Archuleta, as was Larson, was part of Save the Burney Skyline, a grass-roots group that tried to block the project. The group’s key concern was how the turbines might ruin the natural beauty of the ridge above town. He’s worried now that wind power companies will build more.
“I’m just afraid that there’s another one and another one,” he said.
Warren Messick, the facility manager at Hatchet Ridge, has a different view. He said the turbines are a way to enjoy the scenery, for him at least.
He said his previous two jobs were in Southern California and Kansas at two places defined by flatland. Now his project is on a ridge with views of Mount Shasta and Lassen Peak.
“It’s kind of the envy of the wind industry,” he said.
Money and jobs
The turbines are bringing money and some jobs to Burney.
Pattern Energy of San Francisco gave $2 million last year – $1 million to Shasta County and $500,000 each to the Burney Chamber of Commerce, which passed the money to the Shasta Regional Community Foundation, and an education fund, said Russ Mull, director of resource management for Shasta County.
And for the next 20 years the company will give the county $100,000 annually and $25,000 per year to the Burney Regional Community Fund and Burney-Fall River Education Foundation.
Mull said the county hasn’t spent any of its share yet and is holding it in a savings account until there’s enough to pay for a new or remodeled building that will house the town’s library and county offices.
“The board has put it on hold with the understanding that there isn’t enough money yet,” he said.
How much the building will cost depends on its design and how many offices it holds. The building likely will cost $300 per square foot, said Pat Minturn, public works director. That could put the price in the millions. “It gets quite expensive,” he said.
As for jobs, the biggest benefactor around Burney has been Hat Creek Construction, which helped build the project and now is working to keep its maintenance road clear of snow.

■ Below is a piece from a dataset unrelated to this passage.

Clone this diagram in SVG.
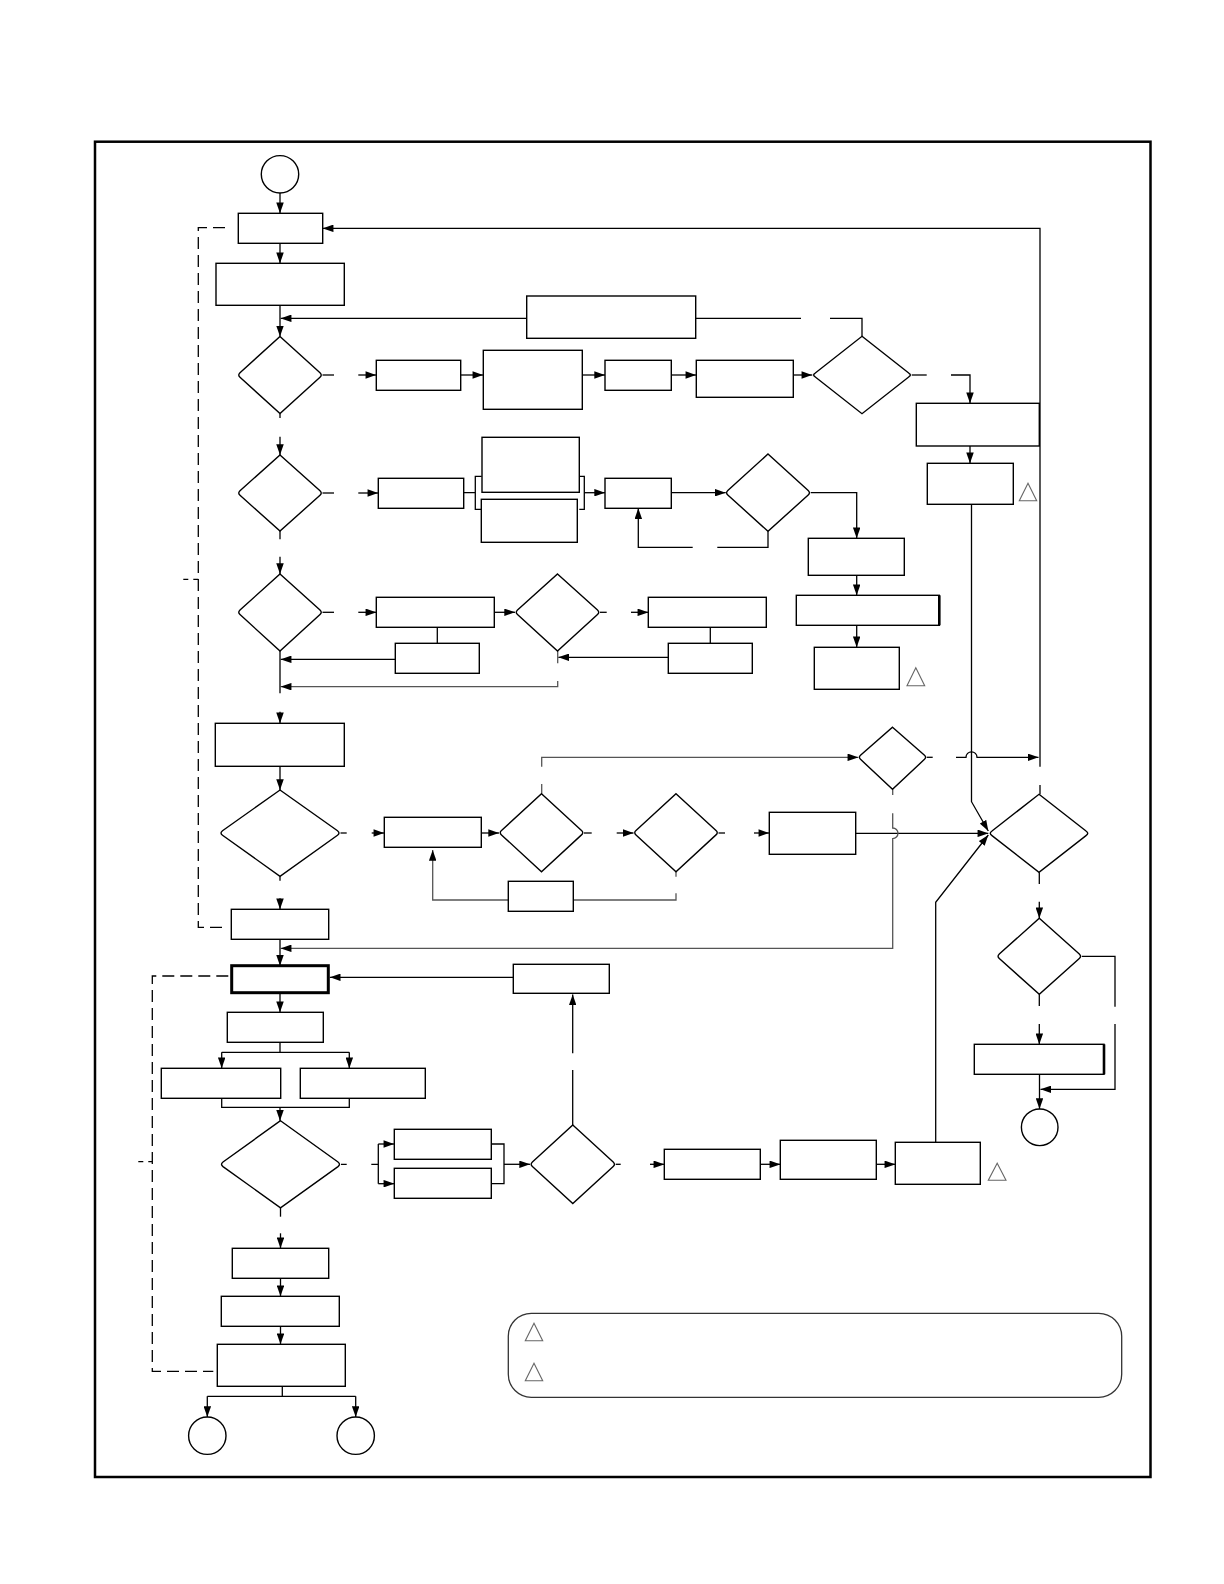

“It’s provided a lot of work,” said Perry Thompson, vice president at Hat Creek. “We’ve been working there on and off for three years.”
When construction was in full swing the company had 40 or more workers doing tree clearing, building roads and creating pads for the turbines.
In all, the project provided the company about $15 million of work, Thompson said.
But Hatchet Ridge created fewer than a dozen permanent jobs, and not all of those went to local residents. The workers mostly moved in from outside the north state.
Pattern employs two people at the project: Messick, the facility manager, and an assistant manager. Both worked at other wind projects around the country and moved to the north state to work at Hatchet Ridge.
Siemens, the German company that built the turbines, has eight workers at the project doing maintenance and troubleshooting. Of the eight, four live in Redding, three in Burney and one in Fall River Mills, said Monika Wood, Siemens spokeswoman.
But she didn’t know if those employees were from the north state or if they moved from elsewhere to fill the positions.
Sacred land and danger to birds
American Indians who protested the turbines and threatened lawsuits say the project destroyed a sacred site on Hatchet Ridge.
“You can’t replace it,” said Radley Davis, who was a part of the Advocates for the Protection of Sacred Sites.
He said he’s disappointed in the county’s leadership for approving the project and he’s ready to oppose any more wind power development.
Along with desecrating the land, the turbines are a danger to birds, opponents say. “They will be killing eagles and other birds in that area,” said Louise Davis, a councilwoman with the Istawi Band of the Pit River Tribe.
Pattern, the state Department of Fish and Game and the local Audubon Society chapter set up an advisory committee focused on monitoring bird mortality at Hatchet Ridge. The company hired an environmental consultant to watch for birds killed by the big blades.
“Absolutely no fatalities have been found to date during the surveys,” said Matt Dallas, Pattern spokesman.